Ralston described a planned outing that would exhaust most, but which seemed like a lark to an outdoorsman whose goal is to climb all of Colorado’s approximately 54 14,000-foot mountains – in winter.

Leaving his truck in a parking lot, he rode his mountain bike about 15 miles cross-country, locked it up not far from the head of the canyon and hiked in. He walked for a time with two young women he met along the way, then went on alone into a tougher section of the canyon.

At one point, he had to scramble over and down three large boulders wedged in the narrow canyon.

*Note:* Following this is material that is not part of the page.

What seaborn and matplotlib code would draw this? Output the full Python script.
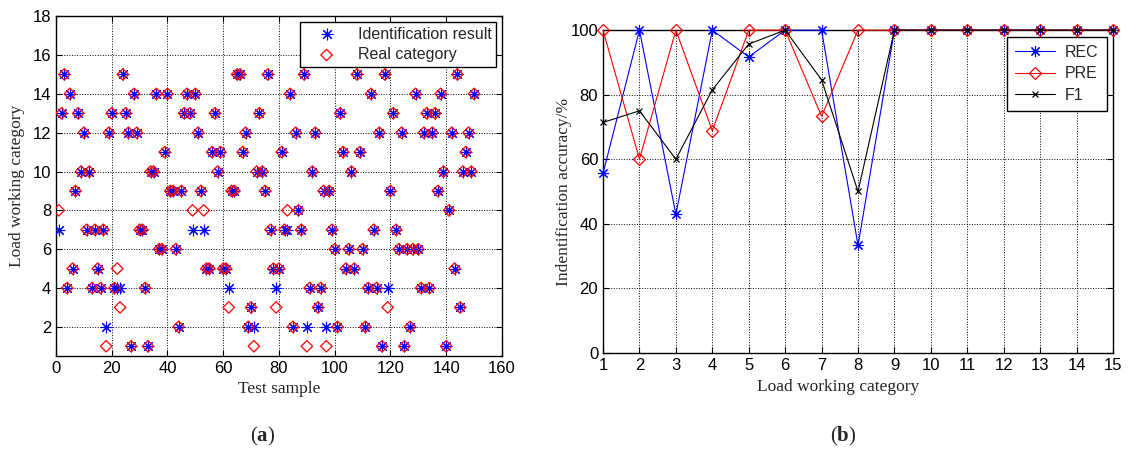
import numpy as np
import seaborn as sns
import matplotlib.pyplot as plt

# (a) 150 test samples: real category vs identification result
samples = np.arange(1, 151)
real_category = [8, 13, 15, 4, 14, 5, 9, 13, 10, 12,
                 7, 10, 4, 7, 5, 4, 7, 1, 12, 13,
                 4, 5, 3, 15, 13, 12, 1, 14, 12, 7,
                 7, 4, 1, 10, 10, 14, 6, 6, 11, 14,
                 9, 9, 6, 2, 9, 13, 14, 13, 8, 14,
                 12, 9, 8, 5, 5, 11, 13, 10, 11, 5,
                 5, 3, 9, 9, 15, 15, 11, 12, 2, 3,
                 1, 10, 13, 10, 9, 15, 7, 5, 3, 5,
                 11, 7, 8, 14, 2, 12, 8, 7, 15, 1,
                 4, 10, 12, 3, 4, 9, 1, 9, 7, 6,
                 2, 13, 11, 5, 6, 10, 5, 15, 11, 6,
                 2, 4, 14, 7, 4, 12, 1, 15, 3, 9,
                 13, 7, 6, 12, 1, 6, 2, 6, 14, 6,
                 4, 12, 13, 4, 12, 13, 9, 14, 10, 1,
                 8, 12, 5, 15, 3, 10, 11, 12, 10, 14]
identified = [7, 13, 15, 4, 14, 5, 9, 13, 10, 12,
              7, 10, 4, 7, 5, 4, 7, 2, 12, 13,
              4, 4, 4, 15, 13, 12, 1, 14, 12, 7,
              7, 4, 1, 10, 10, 14, 6, 6, 11, 14,
              9, 9, 6, 2, 9, 13, 14, 13, 7, 14,
              12, 9, 7, 5, 5, 11, 13, 10, 11, 5,
              5, 4, 9, 9, 15, 15, 11, 12, 2, 3,
              2, 10, 13, 10, 9, 15, 7, 5, 4, 5,
              11, 7, 7, 14, 2, 12, 8, 7, 15, 2,
              4, 10, 12, 3, 4, 9, 2, 9, 7, 6,
              2, 13, 11, 5, 6, 10, 5, 15, 11, 6,
              2, 4, 14, 7, 4, 12, 1, 15, 4, 9,
              13, 7, 6, 12, 1, 6, 2, 6, 14, 6,
              4, 12, 13, 4, 12, 13, 9, 14, 10, 1,
              8, 12, 5, 15, 3, 10, 11, 12, 10, 14]

# (b) per-category accuracy
categories = list(range(1, 16))
rec = [55.6, 100, 42.9, 100, 91.7, 100, 100, 33.3, 100, 100, 100, 100, 100, 100, 100]
pre = [100, 60, 100, 68.8, 100, 100, 73.3, 100, 100, 100, 100, 100, 100, 100, 100]
f1 = [71.4, 75, 60, 81.5, 95.7, 100, 84.6, 50, 100, 100, 100, 100, 100, 100, 100]

sns.set_style('ticks')
plt.rcParams['font.family'] = ['Liberation Sans', 'DejaVu Sans']
plt.rcParams['mathtext.fontset'] = 'custom'
plt.rcParams['mathtext.rm'] = 'Liberation Serif'
plt.rcParams['mathtext.bf'] = 'Liberation Serif:bold'
plt.rcParams['xtick.direction'] = 'in'
plt.rcParams['ytick.direction'] = 'in'
plt.rcParams['xtick.top'] = True
plt.rcParams['ytick.right'] = True

serif = {'family': 'Liberation Serif', 'size': 12.5}
asterisk = (8, 2, 0)

fig = plt.figure(figsize=(11.28, 4.5), dpi=100)
ax1 = fig.add_axes([0.0496, 0.209, 0.3954, 0.755])
ax2 = fig.add_axes([0.5346, 0.216, 0.4521, 0.717])

sns.scatterplot(x=samples, y=identified, marker=asterisk, s=60, color='blue',
                linewidths=0.8, label='Identification result', zorder=3, ax=ax1)
sns.scatterplot(x=samples, y=real_category, marker='D', s=34, facecolor='none',
                edgecolor='red', linewidths=0.9, label='Real category', zorder=4, ax=ax1)
ax1.set_xlim(0, 160)
ax1.set_ylim(0.5, 18)
ax1.set_xticks(range(0, 161, 20))
ax1.set_yticks(range(2, 19, 2))
ax1.set_xlabel('Test sample', fontdict=serif)
ax1.set_ylabel('Load working category', fontdict=serif)
ax1.yaxis.set_label_coords(-0.07, 0.5)
ax1.legend(loc='upper right', fancybox=False, edgecolor='black', framealpha=1,
           fontsize=11.5, borderaxespad=0.35, labelspacing=0.35, borderpad=0.3,
           handlelength=2.7, handletextpad=0.6)

sns.lineplot(x=categories, y=rec, color='blue', marker=asterisk, markersize=8,
             markeredgecolor='blue', markeredgewidth=0.8, linewidth=0.8,
             label='REC', clip_on=False, zorder=3, ax=ax2)
sns.lineplot(x=categories, y=pre, color='red', marker='D', markersize=6.5,
             markerfacecolor='none', markeredgecolor='red', markeredgewidth=0.9,
             linewidth=0.8, label='PRE', clip_on=False, zorder=4, ax=ax2)
sns.lineplot(x=categories, y=f1, color='black', marker='x', markersize=4,
             markeredgecolor='black', markeredgewidth=0.9, linewidth=0.8,
             label='F1', clip_on=False, zorder=5, ax=ax2)
ax2.set_xlim(1, 15)
ax2.set_ylim(0, 100)
ax2.set_xticks(categories)
ax2.set_yticks(range(0, 101, 20))
ax2.set_xlabel('Load working category', fontdict=serif, labelpad=0)
ax2.set_ylabel('Indentification accuracy/%', fontdict=serif)
ax2.yaxis.set_label_coords(-0.061, 0.5)
ax2.xaxis.set_label_coords(0.461, -0.082)
ax2.legend(loc='upper right', fancybox=False, edgecolor='black', framealpha=1,
           fontsize=11.5, borderaxespad=0.4, labelspacing=0.42, borderpad=0.5,
           handlelength=2.5, handletextpad=0.6)

for ax in (ax1, ax2):
    ax.grid(True, color='black', linestyle=':', linewidth=0.7)
    ax.set_axisbelow(True)
    ax.tick_params(labelsize=12, length=4, width=0.8, colors='black')
    for sp in ax.spines.values():
        sp.set_linewidth(1.0)
        sp.set_color('black')

fig.text(263 / 1128, 1 - 436 / 450, r'$(\mathbf{a})$', ha='center', va='center', fontsize=15)
fig.text(843 / 1128, 1 - 436 / 450, r'$(\mathbf{b})$', ha='center', va='center', fontsize=15)

fig.savefig('out.png', dpi=100)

The middle boulder, weighing an estimated 800 pounds, rolled as he climbed over it, trapping his right arm against a cliff face.

He tried chipping away with his knife at the boulder and the cliff, and tried to rig a way to lift the boulder off himself with climbing gear.

Finally, having gone through most of his three liters of water and his food – two burritos and some crumbs clinging to candy bar wrappers, he decided to sacrifice his arm to save his life.

The accident followed a long weekend of outdoor activity that began with skiing, then a mountain bike ride, and finally, on the third morning, April 26, a "canyoneering" trip down Blue John Canyon.

Canyoneering involves navigating the narrow, winding slot canyons of the Colorado Plateau, alternately using climbing techniques, hiking and sometimes wading or swimming through streams and pools.